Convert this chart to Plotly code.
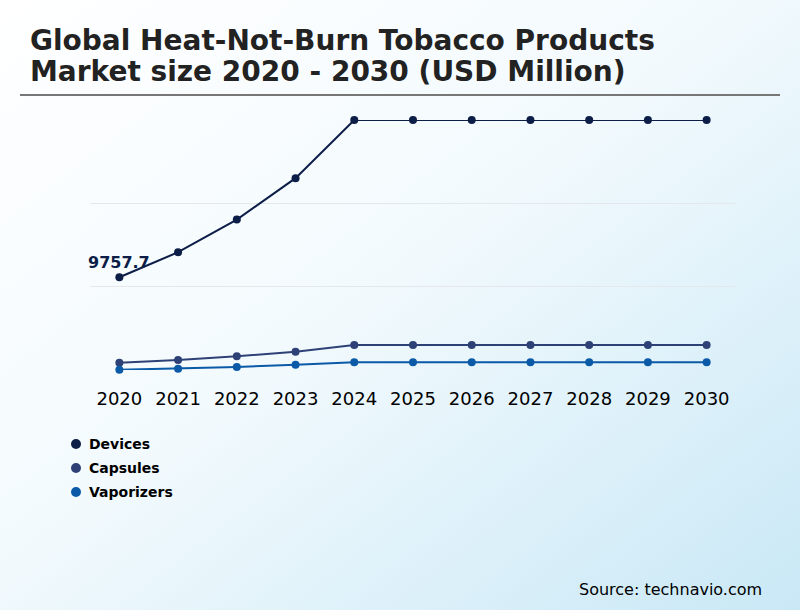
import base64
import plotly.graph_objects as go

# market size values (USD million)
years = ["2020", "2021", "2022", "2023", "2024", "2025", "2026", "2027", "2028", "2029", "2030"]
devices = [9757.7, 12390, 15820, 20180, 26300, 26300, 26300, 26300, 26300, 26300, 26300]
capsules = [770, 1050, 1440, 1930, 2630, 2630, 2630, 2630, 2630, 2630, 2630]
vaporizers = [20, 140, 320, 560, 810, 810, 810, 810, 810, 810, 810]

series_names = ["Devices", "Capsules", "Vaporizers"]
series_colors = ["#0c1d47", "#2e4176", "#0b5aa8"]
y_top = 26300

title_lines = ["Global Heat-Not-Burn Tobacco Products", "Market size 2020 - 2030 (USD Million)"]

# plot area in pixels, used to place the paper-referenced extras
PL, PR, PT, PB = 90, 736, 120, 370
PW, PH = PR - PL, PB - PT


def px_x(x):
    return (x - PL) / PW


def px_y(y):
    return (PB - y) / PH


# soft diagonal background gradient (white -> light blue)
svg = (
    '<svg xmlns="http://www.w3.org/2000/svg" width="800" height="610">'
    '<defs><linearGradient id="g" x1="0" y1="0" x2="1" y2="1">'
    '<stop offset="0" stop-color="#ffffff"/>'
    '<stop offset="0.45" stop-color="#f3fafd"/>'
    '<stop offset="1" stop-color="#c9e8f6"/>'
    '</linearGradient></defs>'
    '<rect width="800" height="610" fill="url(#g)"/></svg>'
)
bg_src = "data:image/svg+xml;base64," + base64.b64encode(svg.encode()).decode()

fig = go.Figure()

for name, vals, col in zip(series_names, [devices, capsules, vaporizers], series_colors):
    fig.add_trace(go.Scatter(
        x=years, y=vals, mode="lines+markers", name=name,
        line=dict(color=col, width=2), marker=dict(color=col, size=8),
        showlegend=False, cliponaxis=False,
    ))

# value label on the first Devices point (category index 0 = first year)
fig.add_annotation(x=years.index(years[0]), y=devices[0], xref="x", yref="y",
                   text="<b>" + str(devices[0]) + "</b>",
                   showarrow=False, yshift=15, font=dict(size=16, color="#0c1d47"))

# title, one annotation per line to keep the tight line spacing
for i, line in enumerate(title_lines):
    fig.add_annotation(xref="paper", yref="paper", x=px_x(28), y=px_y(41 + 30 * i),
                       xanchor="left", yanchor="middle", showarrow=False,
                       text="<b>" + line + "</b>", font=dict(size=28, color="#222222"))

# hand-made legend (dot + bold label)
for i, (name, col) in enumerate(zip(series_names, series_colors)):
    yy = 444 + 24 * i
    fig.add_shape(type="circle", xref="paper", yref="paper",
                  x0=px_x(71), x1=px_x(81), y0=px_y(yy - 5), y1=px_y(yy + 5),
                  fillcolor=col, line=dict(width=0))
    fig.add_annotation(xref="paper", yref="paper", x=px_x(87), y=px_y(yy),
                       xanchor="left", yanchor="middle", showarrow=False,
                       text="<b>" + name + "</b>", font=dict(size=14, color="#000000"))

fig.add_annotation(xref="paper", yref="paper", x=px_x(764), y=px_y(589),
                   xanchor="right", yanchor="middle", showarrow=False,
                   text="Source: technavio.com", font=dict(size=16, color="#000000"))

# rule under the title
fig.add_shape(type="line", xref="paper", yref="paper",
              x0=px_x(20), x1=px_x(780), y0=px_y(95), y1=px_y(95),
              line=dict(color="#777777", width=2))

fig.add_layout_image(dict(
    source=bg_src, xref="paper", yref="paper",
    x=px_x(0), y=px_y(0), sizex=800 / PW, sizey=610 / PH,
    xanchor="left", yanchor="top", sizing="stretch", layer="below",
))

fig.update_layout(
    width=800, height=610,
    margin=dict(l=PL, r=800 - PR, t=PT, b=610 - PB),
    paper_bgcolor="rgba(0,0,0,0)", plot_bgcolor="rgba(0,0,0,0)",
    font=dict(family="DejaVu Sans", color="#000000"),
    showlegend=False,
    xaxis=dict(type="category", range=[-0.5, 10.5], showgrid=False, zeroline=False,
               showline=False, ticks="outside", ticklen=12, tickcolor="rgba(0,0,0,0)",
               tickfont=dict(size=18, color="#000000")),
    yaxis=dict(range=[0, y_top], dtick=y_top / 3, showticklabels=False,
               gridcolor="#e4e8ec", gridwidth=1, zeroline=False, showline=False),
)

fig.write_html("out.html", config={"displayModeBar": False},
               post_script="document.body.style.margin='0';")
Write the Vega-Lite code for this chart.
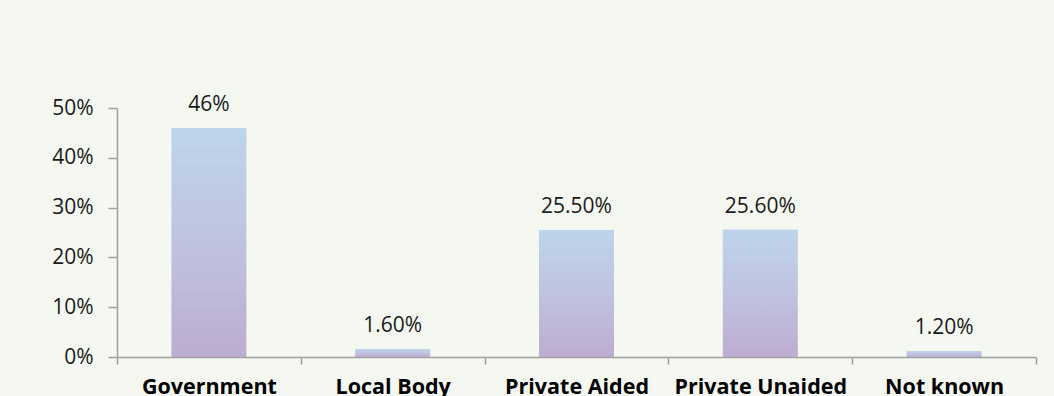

________________________________________

• [INSTRUCTIONS FOR THE TASK]:
Write out each line of the data exactly; the images should be left out.

• [RESULT OF THIS TASK]:
Convert this chart to Plotly code.
import base64
import plotly.graph_objects as go

# market size values (USD million)
years = ["2020", "2021", "2022", "2023", "2024", "2025", "2026", "2027", "2028", "2029", "2030"]
devices = [9757.7, 12390, 15820, 20180, 26300, 26300, 26300, 26300, 26300, 26300, 26300]
capsules = [770, 1050, 1440, 1930, 2630, 2630, 2630, 2630, 2630, 2630, 2630]
vaporizers = [20, 140, 320, 560, 810, 810, 810, 810, 810, 810, 810]

series_names = ["Devices", "Capsules", "Vaporizers"]
series_colors = ["#0c1d47", "#2e4176", "#0b5aa8"]
y_top = 26300

title_lines = ["Global Heat-Not-Burn Tobacco Products", "Market size 2020 - 2030 (USD Million)"]

# plot area in pixels, used to place the paper-referenced extras
PL, PR, PT, PB = 90, 736, 120, 370
PW, PH = PR - PL, PB - PT


def px_x(x):
    return (x - PL) / PW


def px_y(y):
    return (PB - y) / PH


# soft diagonal background gradient (white -> light blue)
svg = (
    '<svg xmlns="http://www.w3.org/2000/svg" width="800" height="610">'
    '<defs><linearGradient id="g" x1="0" y1="0" x2="1" y2="1">'
    '<stop offset="0" stop-color="#ffffff"/>'
    '<stop offset="0.45" stop-color="#f3fafd"/>'
    '<stop offset="1" stop-color="#c9e8f6"/>'
    '</linearGradient></defs>'
    '<rect width="800" height="610" fill="url(#g)"/></svg>'
)
bg_src = "data:image/svg+xml;base64," + base64.b64encode(svg.encode()).decode()

fig = go.Figure()

for name, vals, col in zip(series_names, [devices, capsules, vaporizers], series_colors):
    fig.add_trace(go.Scatter(
        x=years, y=vals, mode="lines+markers", name=name,
        line=dict(color=col, width=2), marker=dict(color=col, size=8),
        showlegend=False, cliponaxis=False,
    ))

# value label on the first Devices point (category index 0 = first year)
fig.add_annotation(x=years.index(years[0]), y=devices[0], xref="x", yref="y",
                   text="<b>" + str(devices[0]) + "</b>",
                   showarrow=False, yshift=15, font=dict(size=16, color="#0c1d47"))

# title, one annotation per line to keep the tight line spacing
for i, line in enumerate(title_lines):
    fig.add_annotation(xref="paper", yref="paper", x=px_x(28), y=px_y(41 + 30 * i),
                       xanchor="left", yanchor="middle", showarrow=False,
                       text="<b>" + line + "</b>", font=dict(size=28, color="#222222"))

# hand-made legend (dot + bold label)
for i, (name, col) in enumerate(zip(series_names, series_colors)):
    yy = 444 + 24 * i
    fig.add_shape(type="circle", xref="paper", yref="paper",
                  x0=px_x(71), x1=px_x(81), y0=px_y(yy - 5), y1=px_y(yy + 5),
                  fillcolor=col, line=dict(width=0))
    fig.add_annotation(xref="paper", yref="paper", x=px_x(87), y=px_y(yy),
                       xanchor="left", yanchor="middle", showarrow=False,
                       text="<b>" + name + "</b>", font=dict(size=14, color="#000000"))

fig.add_annotation(xref="paper", yref="paper", x=px_x(764), y=px_y(589),
                   xanchor="right", yanchor="middle", showarrow=False,
                   text="Source: technavio.com", font=dict(size=16, color="#000000"))

# rule under the title
fig.add_shape(type="line", xref="paper", yref="paper",
              x0=px_x(20), x1=px_x(780), y0=px_y(95), y1=px_y(95),
              line=dict(color="#777777", width=2))

fig.add_layout_image(dict(
    source=bg_src, xref="paper", yref="paper",
    x=px_x(0), y=px_y(0), sizex=800 / PW, sizey=610 / PH,
    xanchor="left", yanchor="top", sizing="stretch", layer="below",
))

fig.update_layout(
    width=800, height=610,
    margin=dict(l=PL, r=800 - PR, t=PT, b=610 - PB),
    paper_bgcolor="rgba(0,0,0,0)", plot_bgcolor="rgba(0,0,0,0)",
    font=dict(family="DejaVu Sans", color="#000000"),
    showlegend=False,
    xaxis=dict(type="category", range=[-0.5, 10.5], showgrid=False, zeroline=False,
               showline=False, ticks="outside", ticklen=12, tickcolor="rgba(0,0,0,0)",
               tickfont=dict(size=18, color="#000000")),
    yaxis=dict(range=[0, y_top], dtick=y_top / 3, showticklabels=False,
               gridcolor="#e4e8ec", gridwidth=1, zeroline=False, showline=False),
)

fig.write_html("out.html", config={"displayModeBar": False},
               post_script="document.body.style.margin='0';")
Write the Vega-Lite code for this chart.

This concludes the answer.